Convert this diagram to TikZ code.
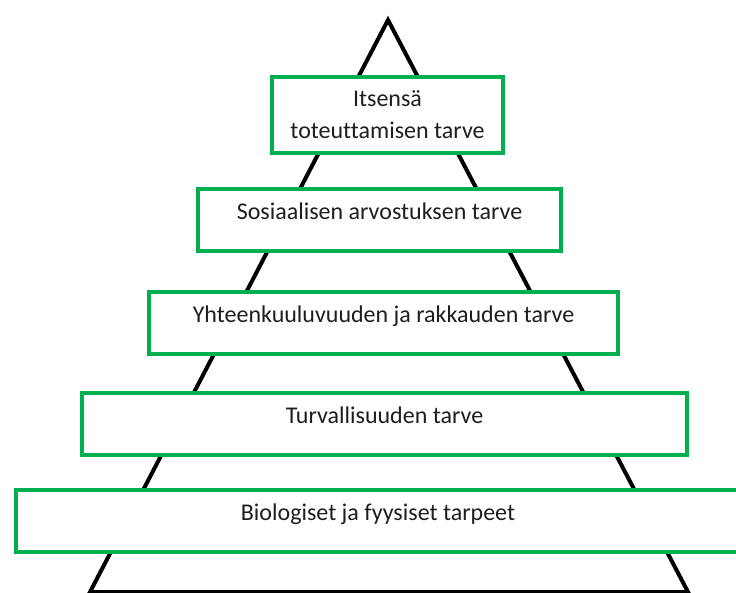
\documentclass[tikz,border=0pt]{standalone}
\usepackage{fontspec}
\setmainfont[Ligatures=NoCommon]{Carlito}
\usepackage{xcolor}
\definecolor{tasovihrea}{RGB}{0,176,80}
\definecolor{tekstiharmaa}{RGB}{30,30,30}
\usepackage{tikz}
\tikzset{
  laatikko/.style={rectangle,draw=tasovihrea,fill=white,line width=4pt,
    text=tekstiharmaa,font=\fontsize{24}{32}\selectfont,align=center,
    inner sep=0pt,outer sep=0pt,anchor=north west},
  tasobox/.style={laatikko,text height=30pt,text depth=31pt,minimum height=62pt},
  kolmio/.style={draw=black,line width=4pt,line join=miter},
}

\begin{document}
\begin{tikzpicture}[x=1pt,y=-1pt]
  \useasboundingbox (0,0) rectangle (736,592);
  % pyramidi taustalla
  \coordinate (huippu) at (388,20);
  \coordinate (vasen) at (90,592);
  \coordinate (oikea) at (688,592);
  \draw[kolmio] (huippu) -- (vasen) -- (oikea) -- cycle;
  % tasot ylhaalta alas
  \node[laatikko,minimum width=231pt,minimum height=76pt] (itse) at (272,77)
      {Itsensä\\toteuttamisen tarve};
  \node[tasobox,minimum width=363pt] (arvostus) at (198,189) {Sosiaalisen arvostuksen tarve};
  \node[tasobox,minimum width=469pt] (yhteys) at (149,292) {Yhteenkuuluvuuden ja rakkauden tarve};
  \node[tasobox,minimum width=605pt] (turva) at (82,393) {Turvallisuuden tarve};
  \node[tasobox,minimum width=724pt] (bio) at (16,490) {Biologiset ja fyysiset tarpeet};
\end{tikzpicture}
\end{document}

* **SET PROBLEM**:
Output an exact copy of the material, with the pictures removed.

* **TASK ANSWER**:
Convert this diagram to TikZ code.
\documentclass[tikz,border=0pt]{standalone}
\usepackage{fontspec}
\setmainfont[Ligatures=NoCommon]{Carlito}
\usepackage{xcolor}
\definecolor{tasovihrea}{RGB}{0,176,80}
\definecolor{tekstiharmaa}{RGB}{30,30,30}
\usepackage{tikz}
\tikzset{
  laatikko/.style={rectangle,draw=tasovihrea,fill=white,line width=4pt,
    text=tekstiharmaa,font=\fontsize{24}{32}\selectfont,align=center,
    inner sep=0pt,outer sep=0pt,anchor=north west},
  tasobox/.style={laatikko,text height=30pt,text depth=31pt,minimum height=62pt},
  kolmio/.style={draw=black,line width=4pt,line join=miter},
}

\begin{document}
\begin{tikzpicture}[x=1pt,y=-1pt]
  \useasboundingbox (0,0) rectangle (736,592);
  % pyramidi taustalla
  \coordinate (huippu) at (388,20);
  \coordinate (vasen) at (90,592);
  \coordinate (oikea) at (688,592);
  \draw[kolmio] (huippu) -- (vasen) -- (oikea) -- cycle;
  % tasot ylhaalta alas
  \node[laatikko,minimum width=231pt,minimum height=76pt] (itse) at (272,77)
      {Itsensä\\toteuttamisen tarve};
  \node[tasobox,minimum width=363pt] (arvostus) at (198,189) {Sosiaalisen arvostuksen tarve};
  \node[tasobox,minimum width=469pt] (yhteys) at (149,292) {Yhteenkuuluvuuden ja rakkauden tarve};
  \node[tasobox,minimum width=605pt] (turva) at (82,393) {Turvallisuuden tarve};
  \node[tasobox,minimum width=724pt] (bio) at (16,490) {Biologiset ja fyysiset tarpeet};
\end{tikzpicture}
\end{document}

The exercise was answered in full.